I’ve also got some work do in the LNG and Gas market this week. Specifically, the Dutch TTF Gas price rose 20% on the week and now has seen a 130% rise (from EUR 83 to EUR 191) over the past 7 weeks.

Incidentally, Brent Crude Oil eked a gain of only 0.03% which is a contrast to other rallies in the energy complex.

While Copper and Silver rose 7% and 9% respectively for the week, after being entrants in the previous week’s oversold categories. Copper has risen 13% from its fortnight intra-day low.

Furthermore, during the week, the AUD Silver reached my Buy price of $26.50. It closed Friday’s trading 10% higher at $29.12.

In currency land, the Chilean Peso strengthened 5.2% (I’ll write about that later in terms of a Copper trade) and the Japanese Yen firmed 2% against the USD, which added to last week’s 2% rise.

Bond yields continue to fall meaning that the bond buyers were the more aggressive, as yields are other longer journey to mean revering.

For example, the Australian 2 year bond yield has fallen from 3.60% in the past 4 weeks to 2.57%. I think, it’s plausible that it works its way down to the 1.55% mark over the coming months. 
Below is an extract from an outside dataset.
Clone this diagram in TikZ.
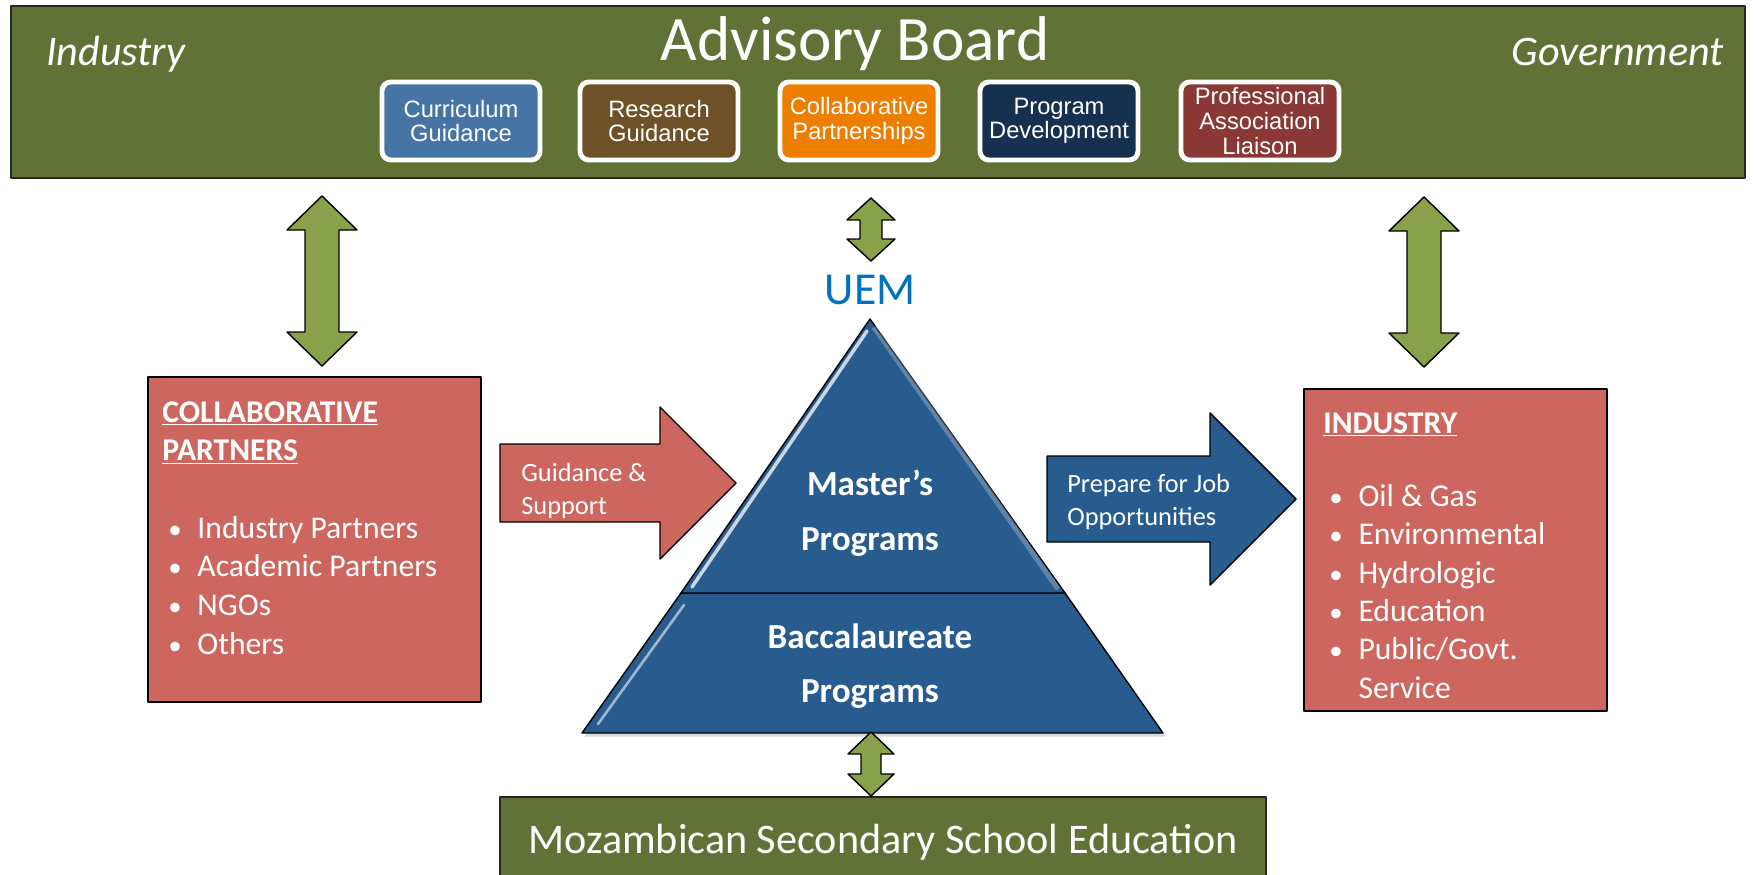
\documentclass[tikz,border=0pt]{standalone}
\usepackage{fontspec}
\setmainfont{Carlito}
\newfontfamily\arialfont{Liberation Sans}
\usetikzlibrary{calc,shadows}

% bullet with fixed indent
\newcommand{\bul}{\makebox[20pt][l]{\hspace{3.4pt}\scalebox{0.85}{\textbullet}}}

% vertical double arrow: top tip, bottom tip, head half width, shaft half width, head length
\newcommand{\vlink}[5]{%
  \draw[linkarrow] (#1) -- ($(#1)+(#3,#5)$) -- ($(#1)+(#4,#5)$)
    -- ($(#2)+(#4,-#5)$) -- ($(#2)+(#3,-#5)$) -- (#2)
    -- ($(#2)+(-#3,-#5)$) -- ($(#2)+(-#4,-#5)$)
    -- ($(#1)+(-#4,#5)$) -- ($(#1)+(-#3,#5)$) -- cycle;}

% fat right arrow: fill, tail middle, tip, shaft half height, head half height, head length
\newcommand{\flowarrow}[6]{%
  \draw[draw=black, line width=0.8pt, fill=#1] ($(#2)+(0,-#4)$) -- ($(#3)+(-#6,-#4)$)
    -- ($(#3)+(-#6,-#5)$) -- (#3) -- ($(#3)+(-#6,#5)$) -- ($(#3)+(-#6,#4)$)
    -- ($(#2)+(0,#4)$) -- cycle;}

\begin{document}
\begin{tikzpicture}[x=0.02cm, y=-0.02cm, line join=round,
  board/.style={draw=black!85, line width=1pt, fill=boardgreen, inner sep=0pt},
  duty/.style={rounded corners=5pt, draw=white, line width=2.8pt, text=white,
    align=center, inner sep=0pt, minimum width=3.16cm, minimum height=1.56cm,
    font=\arialfont\fontsize{13.5}{14}\selectfont},
  redbox/.style={draw=black, line width=1pt, fill=boxred, inner sep=0pt},
  boxtext/.style={anchor=north west, inner sep=0pt, align=left, text=white},
  linkarrow/.style={draw=black, line width=0.8pt, fill=linkgreen},
  tier/.style={draw=black, line width=0.8pt, fill=pyrblue},
  tierlabel/.style={text=white, align=center, font=\bfseries\fontsize{20}{31}\selectfont},
  arrowlabel/.style={anchor=west, inner sep=0pt, align=left, text=white,
    font=\fontsize{15}{18.5}\selectfont}]
  \definecolor{boardgreen}{RGB}{97,114,55}
  \definecolor{cgblue}{RGB}{70,116,165}
  \definecolor{rgbrown}{RGB}{110,81,38}
  \definecolor{cporange}{RGB}{237,126,0}
  \definecolor{pdnavy}{RGB}{22,49,79}
  \definecolor{parust}{RGB}{138,56,54}
  \definecolor{boxred}{RGB}{205,102,94}
  \definecolor{pyrblue}{RGB}{40,92,143}
  \definecolor{linkgreen}{RGB}{138,161,75}
  \definecolor{uemblue}{RGB}{0,112,192}
  \useasboundingbox (0,0) rectangle (1754,875);

  % advisory board banner
  \node[board, minimum width=34.68cm, minimum height=3.44cm] (board) at (878,92) {};
  \node[anchor=base, text=white, font=\fontsize{36}{40}\selectfont] (title) at (855,61) {Advisory Board};
  \node[anchor=base west, text=white, font=\itshape\fontsize{24}{28}\selectfont] (industry) at (40,66) {Industry};
  \node[anchor=base east, text=white, font=\itshape\fontsize{24}{28}\selectfont] (government) at (1730,66) {Government};
  \node[duty, fill=cgblue] (cg) at (461,121) {Curriculum\\Guidance};
  \node[duty, fill=rgbrown] (rg) at (659,121) {Research\\Guidance};
  \node[duty, fill=cporange] (cp) at (859,121) {Collaborative\\Partnerships};
  \node[duty, fill=pdnavy] (pd) at (1059,121) {Program\\Development};
  \node[duty, fill=parust] (pa) at (1260,121) {Professional\\Association\\Liaison};

  % partner and industry boxes
  \node[redbox, minimum width=6.66cm, minimum height=6.5cm] (partners) at (314.5,539.5) {};
  \node[boxtext, font=\fontsize{18}{22}\selectfont] (partners text) at (162,401)
    {\textbf{\underline{COLLABORATIVE}}\\ \textbf{\underline{PARTNERS}}\\[22pt]
     \bul Industry Partners\\ \bul Academic Partners\\ \bul NGOs\\ \bul Others};
  \node[redbox, minimum width=6.06cm, minimum height=6.44cm] (jobs) at (1455.5,550) {};
  \node[boxtext, font=\fontsize{18}{21.8}\selectfont] (jobs text) at (1323,412)
    {\textbf{\underline{INDUSTRY}}\\[20pt]
     \bul Oil \& Gas\\ \bul Environmental\\ \bul Hydrologic\\ \bul Education\\
     \bul Public/Govt.\\ \hspace*{20pt}Service};

  % pyramid
  \draw[tier, drop shadow={opacity=0.3, shadow xshift=1.5pt, shadow yshift=-2pt}]
    (681,593) -- (1065,593) -- (1163,733) -- (582,733) -- cycle;
  \draw[tier] (870,319) -- (1065,593) -- (681,593) -- cycle;
  \draw[pyrblue!25!white, line width=2pt, line cap=round] (867,331) -- (692,587);
  \draw[pyrblue!45!white, line width=1.5pt, line cap=round] (684,605) -- (598,724);
  \draw[white, opacity=0.25, line width=3pt] (874,327) -- (1058,589);
  \node[text=uemblue, font=\fontsize{26}{30}\selectfont] (uem) at (870,290) {UEM};
  \node[tierlabel] (masters) at (870,513) {Master’s\\Programs};
  \node[tierlabel] (bacc) at (870,666) {Baccalaureate\\Programs};

  % secondary school
  \node[board, minimum width=15.32cm, minimum height=1.8cm, text=white,
    font=\fontsize{24}{28}\selectfont] (school) at (883,842) {Mozambican Secondary School Education};

  % connectors
  \coordinate (partners up) at (322,196);
  \coordinate (partners down) at (322,366);
  \coordinate (jobs up) at (1424,197);
  \coordinate (jobs down) at (1424,367);
  \coordinate (uem up) at (871,198);
  \coordinate (uem down) at (871,261);
  \coordinate (school up) at (871,732);
  \coordinate (school down) at (871,796);
  \vlink{partners up}{partners down}{35}{17}{34}
  \vlink{jobs up}{jobs down}{35}{17}{34}
  \vlink{uem up}{uem down}{24}{11}{22}
  \vlink{school up}{school down}{23}{10}{22}

  \coordinate (gs tail) at (500,483);
  \coordinate (gs tip) at (736,483);
  \coordinate (job tail) at (1047,499);
  \coordinate (job tip) at (1296,499);
  \flowarrow{boxred}{gs tail}{gs tip}{39}{76}{76}
  \flowarrow{pyrblue}{job tail}{job tip}{43}{86}{86}
  \node[arrowlabel] (gs label) at (521,491) {Guidance \&\\Support};
  \node[arrowlabel] (job label) at (1067,502) {Prepare for Job\\Opportunities};
\end{tikzpicture}
\end{document}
More on this in an another note which will be based on the higher probability of sharper retracements and mean reversions being seen following parabolic price moves.

Since those lows in equities around June 13-16, 2022, we have seen a peak in bond yields such as the French 10’s declining from 2.48% to 1.39% and the German 2’s have fallen from 1.30% to 0.27%.

What if the German 2’s or the Swiss 10’s go back to a negative yield?

Good for technology stocks perhaps? 

While a major ‘short trade’ in government bonds has made many a sizeable fortune over the past 18 months, staying ‘short forever’ has also become known as the ‘widow maker trade’ where many have lost fortunes especially in the case of shorting Japanese 10 year bonds.

A possible or ‘pending’ mean reversion in bond yields is bigger deal than the one currently occurring in the equity market. I feel a seperate blog post is required for this topic.

The larger advancers over the past week comprised of; 

Bloomberg Commodity Index 4.6%, WTI Crude Oil 4.1%, Gasoil 3.7%, Gold 3.2%, Copper 6.7%, JKM LNG 7.5%, Coffee 3.5%, Heating Oil 4.9%, JKM LNG 8.3%, Coffee 5.1%, Orange Juice 12.5%, Palladium 5.5%, Platinum 2.6%, Silver 8.5%, CRB Index 3.9%, Cotton 3.7%, Dutch TTF Gas 19.4%, Urea Florida Gulf 16.4%, Urea Middle East 19.9%, Silver in AUD 8.4%, Silver in USD 9.4%, Corn 9.2%, Oats 2.8%, Soybeans 11.6%, Wheat 6.4%, AEX 3.5%, KBW Banks 2.2%, CAC 3.7%, DAX 1.7%, Dow Jones Industrials 3%, DJ Transports 5.8%, MIB 5.6%, Bovespa 4.3%, MOEX 5.6%, Kospi 2.4%, S&P MidCap 400 4.9%, Nasdaq 100 4.5%, Sensex 2.6%, Oslo 4.1%, Copenhagen 3.1%, Helsinki 3%, Stockholm 2.7%, Russell 2000 4.3%, SOX 4.4%, S&P 500 4.3%, FTSE 100 2%, Australia’s ASX 200 2.3%, Istanbul 2.3%, Toronto’s TSX 3.7%, S&P SmallCap 600 4.7% and the Nasdaq Composite soared 4.7%.

The group of decliners included;

Australian Coking Coal (19.2%), Baltic Dry Index (11.7%), Hot Rolled Coiled Steel (7.4%), Lumber (9.9%), LNG (6.6%), Gasoline (3.4%), Sugar (2%), CSI 300 (1.6%), HSCEI (3.1%) and the Hang Seng Index fell 2.2%.